Here is a bone of contention amongst my trucker friends and clients. As we discuss ways to improve the sales relationship between carrier and shipper, the term “commodity” always comes up. I believe most carriers feel that being considered a commodity diminishes the services they provide their shipper customers. I would suggest that trucking truly is a commodity, and that shipper customers prefer it that way. The evidence to support my comments is clear:
1. Most shippers have their carrier vendors bid their business every year;
2. The contracted freight agreement has marginal daily and weekly commitments of volume guarantees;
3. The contracted business is piecework priced – carriers are paid by the mile;
4. A complete side business to discern and drive pricing comparisons has been added to this supply chain mess – the third-party logistics (3PL) industry; and
5. Finally, the fragmentation of the carrier base only reinforces the opportunity to commoditize the transaction.
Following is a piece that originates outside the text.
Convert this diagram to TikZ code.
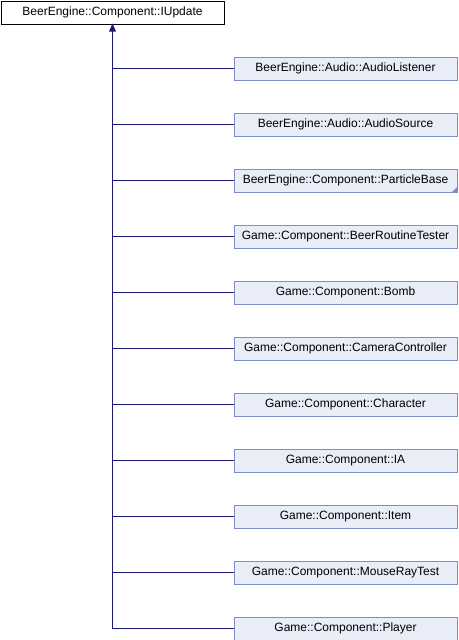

While we have clear evidence that the shipper–carrier business is a commodity transaction, it seems pretty evident that trucking is currently a “scarce” commodity. Like most scarce commodities, inventories will start to reduce, the manufacturing process will be stressed, costs will increase, and finally there will be less choice for the consumer leading to higher prices. All of those conditions are impacting trucking today — the number of available drivers has reduced, the costs of training drivers have definitely increased, shipper choice has eroded, and the prices have risen. However, our data is showing that the carrier costs of recruiting, training, retaining, incenting drivers has far exceeded the price increases found in the market. Once again, the dynamics of a fragmented industry that don’t share the same cost structures compete in the marketplace with different cost structures for now and into the future. The shipper few have the leverage over the multitude of carriers in the market. The predominant negotiating strategy will follow historical trends, the shipper will remind any carrier that is raising rates that “their day will come” when the tide turns. My carrier friends are also very attuned to this negotiation reality, and thus massage their pricing strategy to be “fair.” While trucking is currently a scarce commodity, the market will change (maybe not quite so quickly as it has historically) and that commodity will get repriced to meet economic and market challenges. What is interesting to me is the lack of net profit my carriers reap during times like this where there is scarce supply of the commodity we sell. How does the rail business generate sub-80 operating ratios, and my trucking groups barely break 95 operating ratios during these scarce times? Maybe it’s the strong shipper negotiating power? Maybe it is the privately held hard-working fragmented structure of the carrier base? Maybe we have too many players in the supply chain – 3 & 4PL’s adding their profit margin in an already tight supply chain? Maybe it is just a combination of all those things? What does a strong shipper-carrier partnership really look like?